The lesson he learned from managing an overstuffed portfolio, Mr. MacFarlane said, was: “You can only really run one show at a time. I basically pick people who I think are capable of creating their own worlds, and let them do what they do.”
“The Cleveland Show” was partly intended to run with limited involvement from Mr. MacFarlane, who helped write its pilot and draw its characters, while Mr. Henry and Mr. Appel handle its day-to-day operations. And it extends the borders of the “Family Guy” universe, duplicating the look and the tone of that show, without tempting Mr.
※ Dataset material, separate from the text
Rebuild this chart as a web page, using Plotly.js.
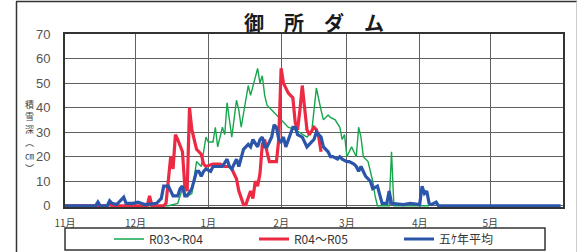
<!DOCTYPE html>
<html>
<head>
<meta charset="utf-8">
<script src="https://cdn.plot.ly/plotly-3.0.1.min.js"></script>
<style>html,body{margin:0;padding:0;background:#fff;}#chart{width:578px;height:252px;}</style>
</head>
<body>
<div id="chart"></div>
<script>
// Season axis: Nov -> May (month-day labels); Nov/Dec belong to first year
const monthTickVals = ["2022-11-01","2022-12-01","2023-01-01","2023-02-01","2023-03-01","2023-04-01","2023-05-01"];
const monthTickText = ["11月","12月","1月","2月","3月","4月","5月"];

const seriesNames = ["R03～R04","R04～R05","五ｹ年平均"];
const yTitleChars = ["積","雪","深","︵","㎝","︶"];

// R03～R04
const greenDates = ["11-01","11-30","12-02","12-04","12-15","12-19","12-21","12-23","12-25","12-27","12-29","12-31",
  "01-01","01-03","01-04","01-05","01-07","01-08","01-09","01-11","01-13","01-14","01-15","01-17","01-18","01-19",
  "01-21","01-22","01-23","01-24","01-25","01-26","01-29","02-01","02-04","02-07","02-10","02-12","02-14","02-16",
  "02-18","02-19","02-21","02-22","02-24","02-26","02-27","02-28","03-01","03-03","03-05","03-06","03-07","03-08",
  "03-10","03-12","03-13","03-14","03-19","03-20","03-21","04-05"];
const greenValues = [0,0,1.5,0,0,1,7,4,5,18,16,28,
  26,26,32,24,32,29,42,28,43,39,32,44,49,45,
  52,56,50,53,45,41,38,35,32,31,29,28,30,48,
  39,35,37,36,35,32,27,29,20,24,20,32,28,20,
  18,10,4,0,0,22,0,0];

// R04～R05
const redDates = ["11-01","11-19","11-20","11-21","12-06","12-07","12-08","12-13","12-14","12-15","12-16","12-17",
  "12-18","12-19","12-21","12-22","12-23","12-24","12-25","12-27","12-29","12-30","12-31","01-03","01-06","01-08",
  "01-10","01-11","01-13","01-14","01-16","01-17","01-19","01-20","01-21","01-22","01-23","01-24","01-25","01-26",
  "01-27","01-29","01-30","01-31","02-01","02-02","02-04","02-05","02-06","02-07","02-08","02-09","02-10","02-11",
  "02-12","02-13","02-15","02-16","02-17","02-18"];
const redValues = [0,0,1,0,0,4,0,0,1,10,20,15,
  29,27,22,8,6,40,31,23,21,17,16,17,17,16,
  16,15,11,6,0.5,0.5,6,3,10,8,13,25,27,22,
  18,18,18,27,56,50,46,45,44,34,31,39,49,40,
  31,29,32,31,28,22];

// 五ｹ年平均
const blueDates = ["11-01","11-14","11-15","11-16","11-19","11-20","11-21","11-23","11-26","11-27","11-30","12-02",
  "12-05","12-10","12-12","12-13","12-15","12-16","12-17","12-19","12-20","12-21","12-22","12-23","12-25","12-27",
  "12-28","12-29","12-30","12-31","01-02","01-03","01-05","01-07","01-09","01-10","01-11","01-13","01-14","01-15",
  "01-16","01-18","01-19","01-20","01-22","01-23","01-24","01-25","01-26","01-28","01-29","01-30","01-31","02-01",
  "02-02","02-03","02-04","02-06","02-07","02-08","02-10","02-11","02-12","02-14","02-15","02-16","02-18","02-19",
  "02-21","02-22","02-23","02-25","02-26","02-27","03-01","03-02","03-04","03-05","03-06","03-07","03-09","03-11",
  "03-12","03-14","03-15","03-16","03-18","03-19","03-20","03-25","03-28","04-01","04-02","04-03","04-04","04-05",
  "04-06","04-08","04-09","05-31"];
const blueValues = [0,0,1.5,0,0,2,1,0.5,3.5,1,1,1.5,
  0.5,1,3,8,8,6,4,4,7,8,4,4,7,14,
  14,12,14,15,14,16,16,16,19,16,15,19,16,19,
  23,25,24,27,24,27,28,24,24,28,33,32,27,26,
  28,24,27,32,32,29,28,26,24,26,27,30,28,24,
  22,20,20,19,20,19,18,18,17,16,14,16,12,10,
  7,8,5,1,1,6,1,0.5,1,0.5,8,5,6,1,
  0.5,1.5,0,0];

function toDate(md){
  const m = parseInt(md.slice(0,2),10);
  return (m >= 11 ? "2022-" : "2023-") + md;
}

const traces = [
  {x: greenDates.map(toDate), y: greenValues, name: seriesNames[0], type: "scatter", mode: "lines",
   line: {color: "#16a64c", width: 1.4}},
  {x: redDates.map(toDate), y: redValues, name: seriesNames[1], type: "scatter", mode: "lines",
   line: {color: "#ec2a44", width: 3.2}},
  {x: blueDates.map(toDate), y: blueValues, name: seriesNames[2], type: "scatter", mode: "lines",
   line: {color: "#2a55a8", width: 3.2}}
];

const fontMain = "'Noto Sans CJK JP', 'Noto Sans', sans-serif";
const PL = 65, PT = 34, PW = 498, PH = 173;
const px = v => (v - PL) / PW;
const py = v => (PT + PH - v) / PH;

const yTitleAnn = yTitleChars.map((c, i) => ({
  text: c, xref: "paper", yref: "paper", x: px(29), y: py(104 + i * 12.8),
  xanchor: "center", yanchor: "middle", showarrow: false, borderpad: 0,
  font: {family: fontMain, size: 9, color: "#444"}
}));

const layout = {
  width: 578, height: 252,
  margin: {l: PL, r: 578 - PL - PW, t: PT, b: 252 - PT - PH, pad: 0, autoexpand: false},
  paper_bgcolor: "#fff", plot_bgcolor: "#fff",
  showlegend: true,
  title: {text: "御　所　ダ　ム", font: {family: fontMain, size: 20, color: "#1a1a1a", weight: "bold"},
          x: 0.5, xref: "paper", xanchor: "center", y: 1 - 24/252, yref: "container", yanchor: "middle", automargin: false},
  xaxis: {type: "date", range: ["2022-11-01", "2023-06-01"],
          tickmode: "array", tickvals: monthTickVals, ticktext: monthTickText,
          showgrid: true, gridcolor: "#606060", gridwidth: 1,
          showline: true, mirror: true, linecolor: "#333", linewidth: 2,
          ticks: "", zeroline: false, layer: "below traces", automargin: false,
          tickfont: {family: fontMain, size: 10, color: "#444"}, ticklabelstandoff: 6, fixedrange: true},
  yaxis: {range: [-0.5, 70], tickmode: "linear", tick0: 0, dtick: 10,
          showgrid: true, gridcolor: "#606060", gridwidth: 1,
          showline: true, mirror: true, linecolor: "#333", linewidth: 2,
          ticks: "", zeroline: false, layer: "below traces", automargin: false,
          tickfont: {family: "'Liberation Sans', Arial, sans-serif", size: 13, color: "#555"}, ticklabelstandoff: 10, fixedrange: true},
  legend: {orientation: "h", x: px(109), xanchor: "left", y: py(239), yanchor: "middle",
           entrywidth: 100, entrywidthmode: "pixels", bgcolor: "rgba(0,0,0,0)", borderwidth: 0,
           font: {family: fontMain, size: 12, color: "#333"}, traceorder: "normal"},
  annotations: yTitleAnn,
  shapes: [
    // outer frame
    {type: "line", xref: "paper", yref: "paper", x0: px(16), x1: px(577), y0: py(1.5), y1: py(1.5),
     line: {color: "#333", width: 1.5}},
    {type: "line", xref: "paper", yref: "paper", x0: px(16.5), x1: px(16.5), y0: py(1.5), y1: py(260),
     line: {color: "#333", width: 1.5}},
    {type: "line", xref: "paper", yref: "paper", x0: px(576.5), x1: px(576.5), y0: py(1.5), y1: py(260),
     line: {color: "#ccc", width: 1}},
    // legend box
    {type: "rect", xref: "paper", yref: "paper", x0: 0, x1: px(545), y0: py(250), y1: py(228),
     line: {color: "#333", width: 1.5}, fillcolor: "rgba(0,0,0,0)"}
  ]
};

Plotly.newPlot("chart", traces, layout, {staticPlot: true, displayModeBar: false});
</script>
</body>
</html>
MacFarlane to fully immerse himself in its production.
“He’s an active executive producer,” Mr. Appel said. “To the point where I sometimes think: ‘You’re insane. The word ‘delegate’ exists. You could afford to buy the word ‘delegate.’ ”
Fox was satisfied with the bargain too: it committed to a full season of “The Cleveland Show” earlier this month, before a single episode had been broadcast. (“They kind of had to,” Mr. Appel said, alluding to both the longer production process of animation and the influence of Mr. MacFarlane.)
None of the creators of “The Cleveland Show” thought it was unusual to be white men working on a show that is principally about black cartoon characters. Instead, Mr. MacFarlane said, “It doesn’t really occur to you that they’re black or white. They’re just interesting characters. It is, for the most part, right in step with the Obama era.”
Now that he is once again the executive producer of three shows on Fox’s prime-time line-up, Mr. MacFarlane denied that he was turning into a vainglorious television mogul, a claim that Mr. Henry quickly affirmed.
“He really has just let us run with it,” Mr. Henry said. “I’m the one who doesn’t show up when I’m supposed to. I wear sunglasses indoors, I don’t shave. If anything, it’s going to my head.”